Back in bed, she turned to a new page and started scrawling down notes, trying to make sense of how it all fitted together – if it did. Hannah had died in Birmingham; Victoria was from here. She’d vanished five years ago, when she, like Miriam, had been fifteen, and now she’d rematerialized in Zimbabwe, in a small town not far from Harare, working for what this new charity’s webpage said was a shelter for vulnerable women and teenagers (God, the irony). Zimbabwe, last confirmed whereabouts of Brother Phil.
If he was involved in Victoria’s disappearance, what did that mean? That he must have been here in Birmingham or nearby at some point five years ago. He’d have been forty-eight then – surely getting towards the end of his days of dazzling teenage girls with his physical charms but maybe not quite at the
end. One last hurrah? But when Miriam talked about him it hadn’t been about physical attraction, had it? She’d thought Brother Phil would help her lead a good life – a moral life.

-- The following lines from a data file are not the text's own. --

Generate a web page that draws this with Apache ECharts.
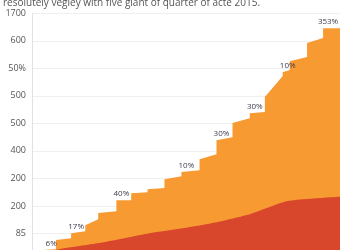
<!DOCTYPE html>
<html><head><meta charset="utf-8">
<script src="https://cdn.jsdelivr.net/npm/echarts@6/dist/echarts.min.js"></script>
<style>html,body{margin:0;padding:0;background:#fff;overflow:hidden}#c{width:350px;height:261px}</style>
</head><body><div id="c"></div>
<script>
var titleText = "resolutely vegiey with five giant of quarter of acte 2015.";
var yTickValues = [100, 200, 300, 400, 500, 600, 700, 800, 900];
var yTickLabels = ["85", "200", "200", "400", "500", "500", "50%", "600", "1700"];
// orange total profile: [x position (0-100), value]
var totalX = [0, 4.6, 7.8, 7.8, 12.7, 12.7, 17.3, 17.3, 21.5, 21.5, 27.4, 27.4, 32.2, 32.2, 37.5, 37.5, 43.0, 43.0, 48.5, 48.5, 54.4, 54.4, 59.9, 59.9, 65.1, 65.1, 70.7, 70.7, 75.6, 75.6, 81.4, 81.4, 83.7, 83.7, 89.3, 89.3, 94.5, 94.5, 100];
var totalY = [36, 41, 43, 76, 83, 101, 108, 130, 152, 174, 181, 221, 221, 246, 250, 261, 265, 297, 308, 323, 330, 370, 388, 439, 450, 501, 519, 537, 541, 596, 672, 686, 694, 726, 741, 792, 810, 846, 846];
// growth labels attached to points of the orange profile (index into arrays above)
var labelIndex = [1, 5, 11, 19, 23, 27, 31, 37];
var labelText = ["6%", "17%", "40%", "10%", "30%", "30%", "10%", "353%"];
// red base series
var baseX = [0, 8.8, 21.8, 38.1, 48.9, 59.9, 70.7, 82.7, 100];
var baseY = [21, 43, 65, 101, 119, 141, 170, 217, 233];

var totalData = totalX.map(function (x, i) {
  var item = { value: [x, totalY[i]] };
  var k = labelIndex.indexOf(i);
  if (k >= 0) {
    item.label = { show: true, formatter: labelText[k] };
  }
  return item;
});
var baseData = baseX.map(function (x, i) { return [x, baseY[i]]; });

var chart = echarts.init(document.getElementById('c'), null, { renderer: 'canvas' });
chart.setOption({
  animation: false,
  title: {
    text: titleText, left: -2, top: -7,
    textStyle: { fontSize: 10, fontWeight: 'normal', color: '#555', fontFamily: 'Open Sans' }
  },
  grid: { left: 32, right: 10, top: 13.3, bottom: 0, containLabel: false },
  xAxis: {
    type: 'value', min: 0, max: 100, show: false
  },
  yAxis: {
    type: 'value', min: 0, max: 900, interval: 100,
    axisLine: { show: true, lineStyle: { color: '#e2e2e2' } },
    axisTick: { show: false },
    splitLine: { lineStyle: { color: '#efefef' } },
    axisLabel: {
      margin: 6, fontSize: 9, color: '#555', fontFamily: 'Open Sans',
      formatter: function (v) {
        var k = yTickValues.indexOf(v);
        return k >= 0 ? yTickLabels[k] : '';
      }
    }
  },
  series: [
    {
      type: 'line', data: totalData, symbol: 'circle', symbolSize: 0, showSymbol: true,
      lineStyle: { width: 0 }, itemStyle: { color: '#F89A32' },
      areaStyle: { color: '#F89A32', opacity: 1 },
      label: { position: 'top', distance: 2, offset: [5, 0], fontSize: 8, color: '#3c3c4c', fontFamily: 'Open Sans' },
      z: 2
    },
    {
      type: 'line', data: baseData, symbol: 'none', smooth: 0.2,
      lineStyle: { width: 0 }, itemStyle: { color: '#D8462C' },
      areaStyle: { color: '#D8462C', opacity: 1 },
      z: 3
    }
  ]
});
</script></body></html>
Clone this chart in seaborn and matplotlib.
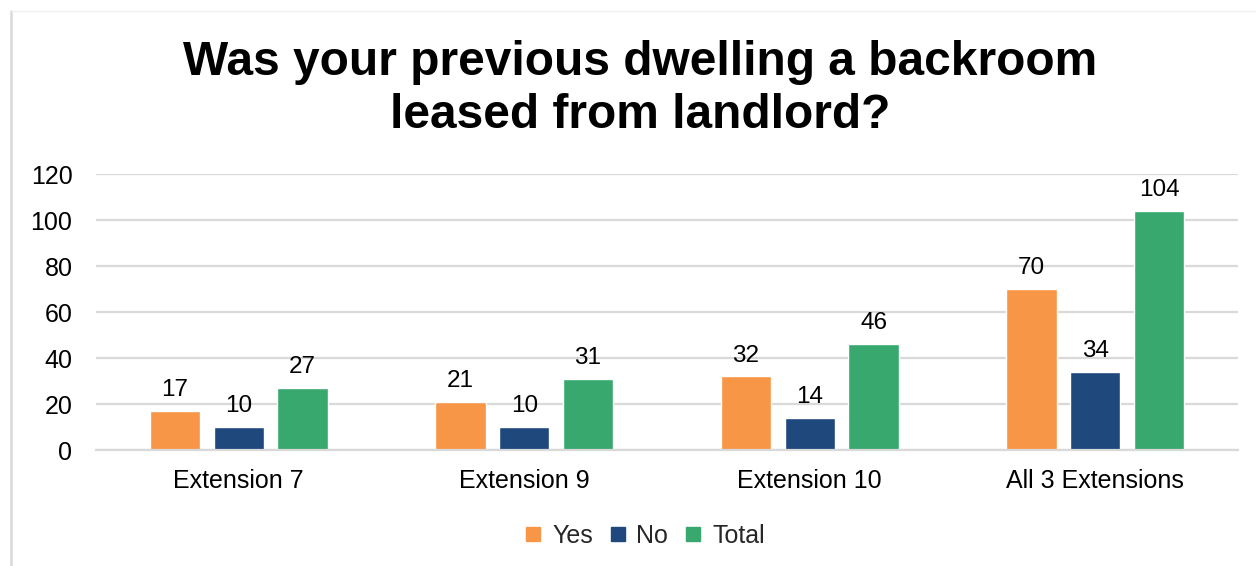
import matplotlib
matplotlib.use("Agg")
import matplotlib.pyplot as plt
from matplotlib.lines import Line2D
import seaborn as sns
import pandas as pd

categories = ["Extension 7", "Extension 9", "Extension 10", "All 3 Extensions"]
series_names = ["Yes", "No", "Total"]
yes_values = [17, 21, 32, 70]
no_values = [10, 10, 14, 34]
total_values = [27, 31, 46, 104]
y_ticks = [0, 20, 40, 60, 80, 100, 120]
title = "Was your previous dwelling a backroom\nleased from landlord?"

colors = {"Yes": "#F79646", "No": "#1F497D", "Total": "#38A86F"}

df = pd.DataFrame({
    "category": categories * 3,
    "series": [s for s in series_names for _ in categories],
    "value": yes_values + no_values + total_values,
})

sns.set_theme(style="white")
plt.rcParams["font.family"] = ["Liberation Sans", "DejaVu Sans"]

fig = plt.figure(figsize=(12.56, 5.66), dpi=100)
ax = fig.add_axes([96 / 1256, 1 - 450 / 566, (1238 - 96) / 1256, (450 - 174) / 566])

sns.barplot(data=df, x="category", y="value", hue="series", order=categories,
            hue_order=series_names, palette=colors, width=0.67, gap=0.215,
            saturation=1, ax=ax, legend=False)

for cont in ax.containers:
    ax.bar_label(cont, fmt="%d", padding=7, fontsize=17.5, color="#000000")

ax.set_ylim(0, 120)
ax.set_xlim(-0.5, len(categories) - 0.5)
ax.set_yticks(y_ticks)
ax.yaxis.grid(True, color="#D9D9D9", linewidth=1.6)
ax.set_axisbelow(True)
for side in ["top", "right", "left"]:
    ax.spines[side].set_visible(False)
ax.spines["bottom"].set_color("#D9D9D9")
ax.spines["bottom"].set_linewidth(1.6)
ax.tick_params(axis="both", length=0, labelsize=18, labelcolor="#000000")
ax.tick_params(axis="x", pad=14)
ax.tick_params(axis="y", pad=17)
ax.set_xlabel("")
ax.set_ylabel("")

fig.text(640 / 1256, 1 - 89 / 566, title, ha="center", va="center",
         fontsize=34.5, fontweight="bold", linespacing=1.25, color="#000000")

handles = [Line2D([0], [0], marker="s", linestyle="none", markersize=10,
                  markerfacecolor=colors[s], markeredgecolor=colors[s]) for s in series_names]
fig.legend(handles, series_names, loc="center", bbox_to_anchor=(644 / 1256, 1 - 536 / 566),
           ncol=3, frameon=False, fontsize=18, handlelength=0.8, handletextpad=0.35,
           columnspacing=0.6)

# chart frame edges
fig.add_artist(Line2D([11 / 1256, 11 / 1256], [0, 1 - 11 / 566], transform=fig.transFigure,
                      color="#D9D9D9", linewidth=1.8))
fig.add_artist(Line2D([11 / 1256, 1], [1 - 11 / 566, 1 - 11 / 566], transform=fig.transFigure,
                      color="#F0F0F0", linewidth=1.0))

fig.savefig("out.png", dpi=100)
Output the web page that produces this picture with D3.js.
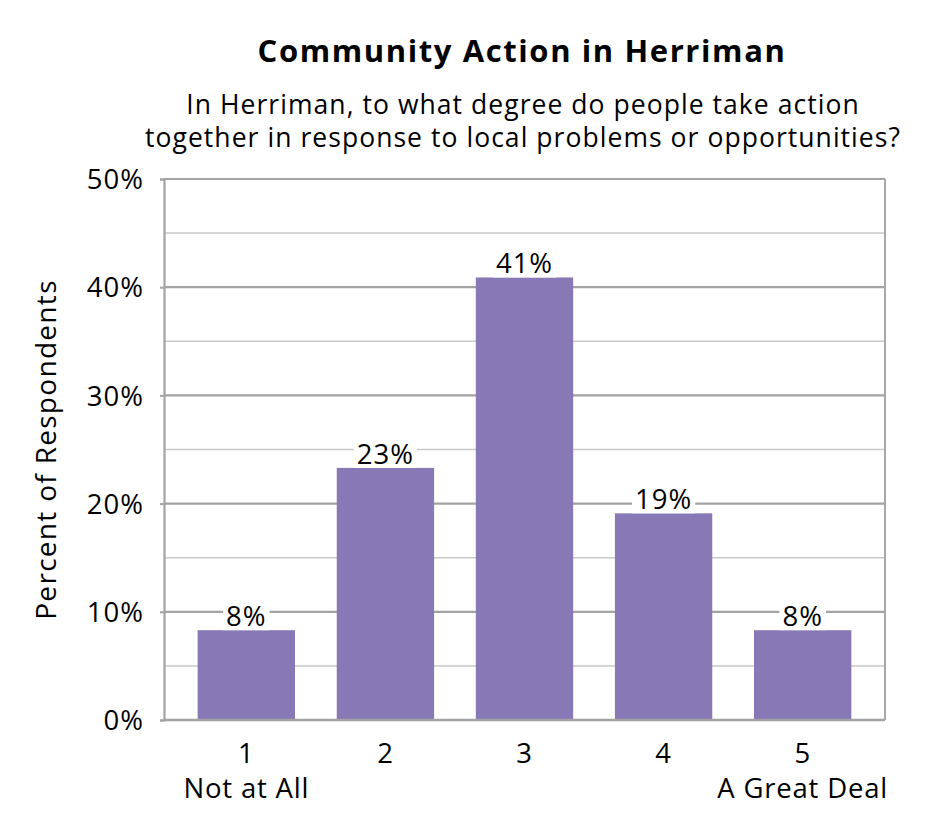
<!DOCTYPE html>
<html>
<head>
<meta charset="utf-8">
<script src="https://cdn.jsdelivr.net/npm/d3@7"></script>
<style>
  body { margin: 0; background: #fff; }
  svg { font-family: "Open Sans", Lato, sans-serif; }
</style>
</head>
<body>
<svg id="chart" width="945" height="840"></svg>
<script>
// ----- data -----
const categories = ["1", "2", "3", "4", "5"];
const subLabels = ["Not at All", "", "", "", "A Great Deal"];
const values = [0.083, 0.233, 0.409, 0.191, 0.083];
const valueLabels = ["8%", "23%", "41%", "19%", "8%"];
const majorTicks = [0, 0.1, 0.2, 0.3, 0.4, 0.5];
const minorTicks = [0.05, 0.15, 0.25, 0.35, 0.45];

const title = "Community Action in Herriman";
const subtitle = [
  "In Herriman, to what degree do people take action",
  "together in response to local problems or opportunities?"
];
const yTitle = "Percent of Respondents";

// ----- layout -----
const svg = d3.select("#chart");
const plot = { left: 164, right: 885, top: 179, bottom: 720 };

const xScale = d3.scaleBand()
  .domain(categories)
  .range([plot.left, plot.right])
  .paddingInner(0.3)
  .paddingOuter(0.242);

const yScale = d3.scaleLinear()
  .domain([0, 0.5])
  .range([plot.bottom, plot.top]);

// titles
svg.append("text")
  .attr("x", 522)
  .attr("y", 62)
  .attr("text-anchor", "middle")
  .style("font-size", "31px")
  .style("font-weight", "bold")
  .style("letter-spacing", "1.6px")
  .text(title);

svg.append("g")
  .selectAll("text")
  .data(subtitle)
  .enter()
  .append("text")
  .attr("x", 523)
  .attr("y", (d, i) => 114 + i * 33)
  .attr("text-anchor", "middle")
  .style("font-size", "26.5px")
  .style("letter-spacing", "1.05px")
  .text((d) => d);

// minor gridlines
svg.append("g")
  .selectAll("line")
  .data(minorTicks)
  .enter()
  .append("line")
  .attr("x1", plot.left)
  .attr("x2", plot.right)
  .attr("y1", (d) => yScale(d))
  .attr("y2", (d) => yScale(d))
  .attr("stroke", "#c9c9c9")
  .attr("stroke-width", 1.5);

// major gridlines
svg.append("g")
  .selectAll("line")
  .data(majorTicks)
  .enter()
  .append("line")
  .attr("x1", plot.left)
  .attr("x2", plot.right)
  .attr("y1", (d) => yScale(d))
  .attr("y2", (d) => yScale(d))
  .attr("stroke", "#a3a3a3")
  .attr("stroke-width", 2.2);

// side borders
svg.append("line")
  .attr("x1", plot.right).attr("x2", plot.right)
  .attr("y1", plot.top).attr("y2", plot.bottom)
  .attr("stroke", "#a8a8a8").attr("stroke-width", 2);

// y axis
const yAxis = svg.append("g")
  .attr("transform", "translate(" + plot.left + ",0)")
  .call(d3.axisLeft(yScale)
    .tickValues(majorTicks)
    .tickFormat(d3.format(".0%"))
    .tickSize(4)
    .tickPadding(16));
yAxis.select(".domain").attr("stroke", "#a3a3a3").attr("stroke-width", 2.2);
yAxis.selectAll(".tick line").attr("stroke", "#a3a3a3").attr("stroke-width", 2);
yAxis.selectAll(".tick text")
  .attr("fill", "#000")
  .style("font-size", "27.5px")
  .style("letter-spacing", "1px")
  .style("font-family", "'Open Sans', sans-serif")
  .attr("dy", "0.35em");

// bars
svg.append("g")
  .selectAll("rect")
  .data(values)
  .enter()
  .append("rect")
  .attr("x", (d, i) => xScale(categories[i]))
  .attr("y", (d) => yScale(d))
  .attr("width", xScale.bandwidth())
  .attr("height", (d) => yScale(0) - yScale(d))
  .attr("fill", "#8679b5");

// x axis baseline
svg.append("line")
  .attr("x1", plot.left).attr("x2", plot.right)
  .attr("y1", yScale(0)).attr("y2", yScale(0))
  .attr("stroke", "#a3a3a3").attr("stroke-width", 2.5);

// value labels with white boxes behind
const labels = svg.append("g")
  .selectAll("g")
  .data(values)
  .enter()
  .append("g");

labels.append("text")
  .attr("x", (d, i) => xScale(categories[i]) + xScale.bandwidth() / 2)
  .attr("y", (d) => yScale(d) - 4)
  .attr("text-anchor", "middle")
  .style("font-size", "27.5px")
  .style("letter-spacing", "1px")
  .text((d, i) => valueLabels[i]);

labels.each(function () {
  const g = d3.select(this);
  const bb = g.select("text").node().getBBox();
  g.insert("rect", "text")
    .attr("x", bb.x - 3)
    .attr("y", bb.y + 5)
    .attr("width", bb.width + 6)
    .attr("height", bb.height - 9)
    .attr("fill", "#fff");
});

// category labels
const xLab = svg.append("g")
  .style("font-size", "27.5px")
  .style("letter-spacing", "0.8px");
xLab.selectAll("text.cat")
  .data(categories)
  .enter()
  .append("text")
  .attr("class", "cat")
  .attr("x", (d) => xScale(d) + xScale.bandwidth() / 2)
  .attr("y", 763)
  .attr("text-anchor", "middle")
  .text((d) => d);

xLab.selectAll("text.sub")
  .data(subLabels)
  .enter()
  .append("text")
  .attr("class", "sub")
  .attr("x", (d, i) => xScale(categories[i]) + xScale.bandwidth() / 2)
  .attr("y", 798)
  .attr("text-anchor", "middle")
  .text((d) => d);

// y title
svg.append("text")
  .attr("text-anchor", "middle")
  .attr("transform", "translate(56," + (plot.top + plot.bottom) / 2 + ")rotate(-90)")
  .style("font-size", "28px")
  .style("letter-spacing", "1.3px")
  .text(yTitle);
</script>
</body>
</html>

With a start, Robin remembered Martin Engel outside the station – ‘She wanted to be a force for good in the world,’ he’d told her. Bloody hell, was that how he did it? Was that how he’d persuaded Victoria to up sticks thousands of miles overseas with a man three times her age: she’d wanted to be good? Good, yes, maybe, but also, Robin thought, it was a powerful thing to be wanted. Wanted a lot. And at that age, by an older, charismatic man who promised you a life in which you made a difference, you mattered? Teenage earnestness, Robin wrote, wanting to change world, awakening sexuality & perceived power over older man = heady, powerful? Drama & excitement, Africa/South America, travel, adventure versus school, exams, powerlessness, being a kid.
She imagined being able to tell Martin Engel that Victoria was still alive, ending his five years of mental torment. He’d have pictured the worst every single day. If the photograph was anything to go by, she didn’t look miserable. But then, like Miriam, if this was what had happened to her, she’d been worked on psychologically in some way, convinced that she was in love, that a life of adventure waited where she and this good but older man could be together.
But where had she met Brother Phil?
She wanted to be a force for good in the world – Martin had told her that. She used to volunteer with me.
Victoria had volunteered. Matias Lopez had volunteered at Un Lugar Seguro, it was how he’d met Miriam.
The Zimbabwean picture was open on her laptop, the long low building with the crowd outside. She clicked over to their website again, then on a link to ‘Who We Are’. Tariro Yangu, she read, was a shelter and soup kitchen.
A soup kitchen.
Was it possible? Quickly, as if the idea might slip away, she opened a new window and searched for ‘Good Hope Kitchen Birmingham’. A well-designed home-page with a pen-and-ink sketch of the building itself told her about Good Hope’s ‘mission’ to provide warm meals and a sense of community for those in need. She clicked on ‘Who We Are’.